C'est un mode de communication désormais habituel pour le président de la République.
Et peut-être même un mode de gouvernement. Emmanuel Macron vient de s'adresser, sur Twitter, à ses followers, pardon, à ses compatriotes, « toutes et tous ». Cadrage approximatif, mauvaise exposition à la lumière : la spontanéité crève les yeux et l'écran.
Le Président est « dans un sommet européen, à Alicante », mais, entre deux portes (c'est vraiment l'impression que ça donne), pendant que d'autres vont fumer une clope à la pause ou récupérer une bouteille d'eau à l'accueil, il tenait à s'adresser à nous.
Il faut dire que ça ne pouvait pas attendre. La nouvelle est d'importance. À la suite de sa première annonce sur la gratuité des préservatifs pour les 18-25 ans, « une petite révolution en matière de prévention », se félicite-t-il, le Président dit avoir été « pris à partie » par « beaucoup » (c'est combien, « beaucoup » ?), qui lui ont rappelé que les mineurs, eux aussi, pouvaient avoir des rapports sexuels. Ces citoyens vigilants ont donc immédiatement eu gain de cause, en des termes dignes de la start-up nation, à défaut d'être dignes de la fonction suprême : « Banco, allons-y ! » Les plus anciens se souviendront d'avoir entendu cette même réplique immortelle dans la bouche de Valérie Lemercier dans La Cité de la peur (1990) : « Alors je lui dis Jacques, c'est l'hermine ou la caravane... Et il a dit banco ! Je l'entends encore me dire "banco"... un vrai Capricorne, celui-là... »
Ce simple banco se doit d'être suivi, comme on dit au baccarat.

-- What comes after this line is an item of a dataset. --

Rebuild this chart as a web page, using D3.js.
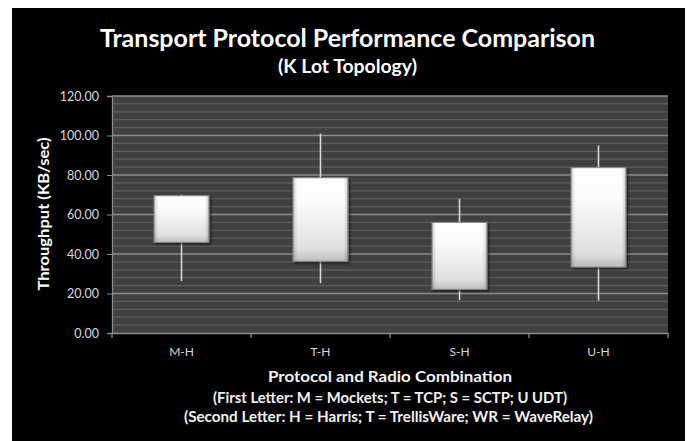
<!DOCTYPE html>
<html><head><meta charset="utf-8">
<script src="https://cdn.jsdelivr.net/npm/d3@7"></script>
<style>body{margin:0;background:#fff;}svg{display:block;}</style>
</head><body>
<script>
const categories = ["M-H","T-H","S-H","U-H"];
const highs  = [70.0, 101.0, 67.8, 95.0];
const lows   = [26.3, 25.2, 16.7, 16.4];
const boxTop = [69.5, 78.6, 56.0, 83.7];
const boxBot = [45.9, 36.3, 22.1, 33.4];
const yTicks = [0,20,40,60,80,100,120];

const W=690,H=441;
const svg=d3.select("body").append("svg").attr("width",W).attr("height",H);
const font="Lato, 'Open Sans', sans-serif";
svg.append("rect").attr("x",12).attr("y",8).attr("width",673).attr("height",433).attr("fill","#000");

const x=d3.scaleBand().domain(categories).range([112,668]);
const y=d3.scaleLinear().domain([0,120]).range([333,96]);

const defs=svg.append("defs");
const g1=defs.append("linearGradient").attr("id","boxg").attr("x1",0).attr("y1",0).attr("x2",0).attr("y2",1);
g1.append("stop").attr("offset","0").attr("stop-color","#ffffff");
g1.append("stop").attr("offset","0.3").attr("stop-color","#fbfbfb");
g1.append("stop").attr("offset","0.85").attr("stop-color","#e0e0e0");
g1.append("stop").attr("offset","1").attr("stop-color","#bdbdbd");
const g2=defs.append("linearGradient").attr("id","sideg").attr("x1",0).attr("y1",0).attr("x2",1).attr("y2",0);
g2.append("stop").attr("offset","0").attr("stop-color","#000").attr("stop-opacity",0.18);
g2.append("stop").attr("offset","0.08").attr("stop-color","#000").attr("stop-opacity",0);
g2.append("stop").attr("offset","0.92").attr("stop-color","#000").attr("stop-opacity",0);
g2.append("stop").attr("offset","1").attr("stop-color","#000").attr("stop-opacity",0.18);
const f=defs.append("filter").attr("id","sh").attr("x","-20%").attr("y","-20%").attr("width","150%").attr("height","150%");
f.append("feDropShadow").attr("dx",1.5).attr("dy",1.5).attr("stdDeviation",1.2).attr("flood-color","#000").attr("flood-opacity",0.6);

// plot bg
svg.append("rect").attr("x",112).attr("y",y(120)).attr("width",556).attr("height",y(0)-y(120)).attr("fill","#404040");
// minor grid
const minor=d3.range(4,120,4).filter(v=>v%20!==0);
svg.append("g").selectAll("line").data(minor).join("line")
 .attr("x1",112).attr("x2",668).attr("y1",d=>y(d)).attr("y2",d=>y(d))
 .attr("stroke","#5e5e5e").attr("stroke-width",1.2);
svg.append("g").selectAll("line").data(yTicks.filter(v=>v>0)).join("line")
 .attr("x1",112).attr("x2",668).attr("y1",d=>y(d)).attr("y2",d=>y(d))
 .attr("stroke","#8c8c8c").attr("stroke-width",1.3);

// axes
const ya=svg.append("g").attr("transform","translate(112,0)")
 .call(d3.axisLeft(y).tickValues(yTicks).tickFormat(d3.format(".2f")).tickSize(5).tickPadding(8));
ya.select(".domain").attr("stroke","#8c8c8c").attr("stroke-width",1.3);
ya.selectAll("line").attr("stroke","#8c8c8c");
ya.selectAll("text").attr("fill","#d9d9d9").attr("font-family",font).attr("font-size",12.5);

const xa=svg.append("g").attr("transform","translate(0,333)")
 .call(d3.axisBottom(x).tickSize(0).tickPadding(14));
xa.select(".domain").attr("stroke","#8c8c8c").attr("stroke-width",1.3);
xa.selectAll("text").attr("fill","#d9d9d9").attr("font-family",font).attr("font-size",12);
svg.append("g").selectAll("line").data(d3.range(5)).join("line")
 .attr("x1",i=>112+i*x.step()).attr("x2",i=>112+i*x.step()).attr("y1",333).attr("y2",338)
 .attr("stroke","#8c8c8c").attr("stroke-width",1.3);

// whiskers
const data=categories.map((c,i)=>({c,hi:highs[i],lo:lows[i],t:boxTop[i],b:boxBot[i]}));
const cx=d=>x(d.c)+x.bandwidth()/2;
svg.append("g").selectAll("line").data(data).join("line")
 .attr("x1",cx).attr("x2",cx).attr("y1",d=>y(d.hi)).attr("y2",d=>y(d.lo))
 .attr("stroke","#d8d8d8").attr("stroke-width",1.6);
const bw=55;
const bx=svg.append("g").selectAll("g").data(data).join("g");
bx.append("rect").attr("x",d=>cx(d)-bw/2).attr("y",d=>y(d.t)).attr("width",bw).attr("height",d=>y(d.b)-y(d.t))
 .attr("fill","url(#boxg)").attr("stroke","#8a8a8a").attr("stroke-width",1).attr("filter","url(#sh)");
bx.append("rect").attr("x",d=>cx(d)-bw/2).attr("y",d=>y(d.t)).attr("width",bw).attr("height",d=>y(d.b)-y(d.t))
 .attr("fill","url(#sideg)");

// titles
function txt(xp,yp,s,size,len,color){
  return svg.append("text").attr("x",xp).attr("y",yp).attr("text-anchor","middle").attr("fill",color||"#fff")
   .attr("font-family",font).attr("font-weight","bold").attr("font-size",size)
   .attr("textLength",len).attr("lengthAdjust","spacingAndGlyphs").text(s);
}
txt(347.5,47,"Transport Protocol Performance Comparison",24,495);
txt(347.5,73,"(K Lot Topology)",18,139);
txt(0,0,"Throughput (KB/sec)",15.5,153).attr("transform","translate(49,214) rotate(-90)");
txt(390,382,"Protocol and Radio Combination",15.5,244,"#f2f2f2");
txt(390,403,"(First Letter: M = Mockets; T = TCP; S = SCTP; U UDT)",14.5,354,"#f2f2f2");
txt(388.5,422,"(Second Letter: H = Harris; T = TrellisWare; WR = WaveRelay)",14.5,409,"#f2f2f2");
</script>
</body></html>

Et pour cela, le Président, qui est en roue libre autant qu'en prise directe avec son peuple, va « faire travailler les équipes ». De quoi parle-t-il ? Du gouvernement qui n'a pas été consulté ? De son ministre de la Santé qui va peut-être découvrir cette annonce au petit déjeuner ? D'un cabinet de conseil ? Qui sont ces équipes ? Sont-ce des lutins d'une nouvelle espèce qui, dans l'atelier d'un père Noël vicelard, prépareraient des colis de capotes gratuites qu'on déposerait au pied du sapin desdits « mineurs », entre une console de jeux et un volume de mangas ?
Un petit mot sur le fond, tout de même : à partir de quel âge de « minorité » pourra-t-on aller récupérer chez le pharmacien des préservatifs gratuits ? Quinze ans ? Treize ? Neuf ? La notion de « cadeau de Noël » vient donc de franchir un nouveau palier. Notre Président sait-il que 44 % des agressions sexuelles sur mineur étaient commises par d'autres mineurs en 2017 (les chiffres n'ont sans doute pas beaucoup évolué) et qu'il faudra un peu plus que deux ou trois paquets de préservatifs pour remonter la pente ?
Sur la forme, maintenant - c'est presque pire. Il n'y a, désormais, plus aucun intermédiaire entre le Président et les Français (enfin, ceux qui l'écoutent). Plus de filtre, plus de limite. On assiste, en ce moment, à un écrasement des niveaux : entre Macron et les mineurs généreusement gratifiés de préservatifs gratuits, il n'y a plus désormais que « les équipes », et le despote éclairé (à la bougie ?), face à la foule en liesse qui lui réclame des capotes, lève son pouce en disant « Banco ! » Ainsi va la France.